**WHAT IS EXPECTED:**
Reproduce the first line and every line after it, exactly, through the one containing "ax.set_ylim(0, 100)". Leave out the rest.

(Entries with chart source code)
— START —
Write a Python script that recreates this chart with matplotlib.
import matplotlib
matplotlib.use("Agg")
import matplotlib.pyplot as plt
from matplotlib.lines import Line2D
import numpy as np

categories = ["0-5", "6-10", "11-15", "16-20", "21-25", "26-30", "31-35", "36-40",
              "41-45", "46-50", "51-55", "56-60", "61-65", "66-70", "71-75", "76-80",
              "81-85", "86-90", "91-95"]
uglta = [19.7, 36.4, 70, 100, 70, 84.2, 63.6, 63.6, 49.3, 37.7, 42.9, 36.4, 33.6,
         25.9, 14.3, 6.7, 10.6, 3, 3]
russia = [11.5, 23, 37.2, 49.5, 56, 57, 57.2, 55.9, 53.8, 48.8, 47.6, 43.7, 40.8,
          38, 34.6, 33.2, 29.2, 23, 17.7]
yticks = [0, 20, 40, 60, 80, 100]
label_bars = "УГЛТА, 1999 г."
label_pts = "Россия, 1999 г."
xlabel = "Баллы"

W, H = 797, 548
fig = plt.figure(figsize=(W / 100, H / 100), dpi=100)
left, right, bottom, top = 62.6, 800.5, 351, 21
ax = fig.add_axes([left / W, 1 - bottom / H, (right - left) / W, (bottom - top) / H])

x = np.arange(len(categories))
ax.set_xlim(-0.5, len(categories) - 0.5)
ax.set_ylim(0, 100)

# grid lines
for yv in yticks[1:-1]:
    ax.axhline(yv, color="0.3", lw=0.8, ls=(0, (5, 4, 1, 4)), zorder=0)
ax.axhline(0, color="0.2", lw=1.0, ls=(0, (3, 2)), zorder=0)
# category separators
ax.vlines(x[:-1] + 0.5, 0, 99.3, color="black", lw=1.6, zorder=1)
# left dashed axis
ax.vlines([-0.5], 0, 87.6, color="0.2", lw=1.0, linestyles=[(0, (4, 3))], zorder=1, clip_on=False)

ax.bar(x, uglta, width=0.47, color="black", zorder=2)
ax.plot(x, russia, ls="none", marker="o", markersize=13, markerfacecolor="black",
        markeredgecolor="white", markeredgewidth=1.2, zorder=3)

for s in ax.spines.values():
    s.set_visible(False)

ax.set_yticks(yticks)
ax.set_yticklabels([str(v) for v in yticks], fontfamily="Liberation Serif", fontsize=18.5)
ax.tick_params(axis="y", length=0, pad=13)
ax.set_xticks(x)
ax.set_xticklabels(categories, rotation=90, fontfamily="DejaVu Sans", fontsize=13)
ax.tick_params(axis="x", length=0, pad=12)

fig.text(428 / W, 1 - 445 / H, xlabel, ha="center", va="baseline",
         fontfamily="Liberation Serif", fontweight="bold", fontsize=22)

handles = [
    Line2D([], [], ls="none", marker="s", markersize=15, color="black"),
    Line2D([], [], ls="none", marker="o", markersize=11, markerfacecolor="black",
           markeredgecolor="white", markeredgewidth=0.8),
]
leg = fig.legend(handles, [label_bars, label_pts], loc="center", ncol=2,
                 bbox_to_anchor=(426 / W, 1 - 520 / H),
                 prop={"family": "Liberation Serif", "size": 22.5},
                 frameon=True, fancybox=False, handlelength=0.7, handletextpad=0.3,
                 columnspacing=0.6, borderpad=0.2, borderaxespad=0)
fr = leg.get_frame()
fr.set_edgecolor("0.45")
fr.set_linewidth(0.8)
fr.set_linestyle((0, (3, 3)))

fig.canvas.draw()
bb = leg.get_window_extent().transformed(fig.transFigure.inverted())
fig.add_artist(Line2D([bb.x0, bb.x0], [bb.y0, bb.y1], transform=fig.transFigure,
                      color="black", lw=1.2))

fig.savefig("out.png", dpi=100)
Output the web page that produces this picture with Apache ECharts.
— END —
**OUTPUT:**
Write a Python script that recreates this chart with matplotlib.
import matplotlib
matplotlib.use("Agg")
import matplotlib.pyplot as plt
from matplotlib.lines import Line2D
import numpy as np

categories = ["0-5", "6-10", "11-15", "16-20", "21-25", "26-30", "31-35", "36-40",
              "41-45", "46-50", "51-55", "56-60", "61-65", "66-70", "71-75", "76-80",
              "81-85", "86-90", "91-95"]
uglta = [19.7, 36.4, 70, 100, 70, 84.2, 63.6, 63.6, 49.3, 37.7, 42.9, 36.4, 33.6,
         25.9, 14.3, 6.7, 10.6, 3, 3]
russia = [11.5, 23, 37.2, 49.5, 56, 57, 57.2, 55.9, 53.8, 48.8, 47.6, 43.7, 40.8,
          38, 34.6, 33.2, 29.2, 23, 17.7]
yticks = [0, 20, 40, 60, 80, 100]
label_bars = "УГЛТА, 1999 г."
label_pts = "Россия, 1999 г."
xlabel = "Баллы"

W, H = 797, 548
fig = plt.figure(figsize=(W / 100, H / 100), dpi=100)
left, right, bottom, top = 62.6, 800.5, 351, 21
ax = fig.add_axes([left / W, 1 - bottom / H, (right - left) / W, (bottom - top) / H])

x = np.arange(len(categories))
ax.set_xlim(-0.5, len(categories) - 0.5)
ax.set_ylim(0, 100)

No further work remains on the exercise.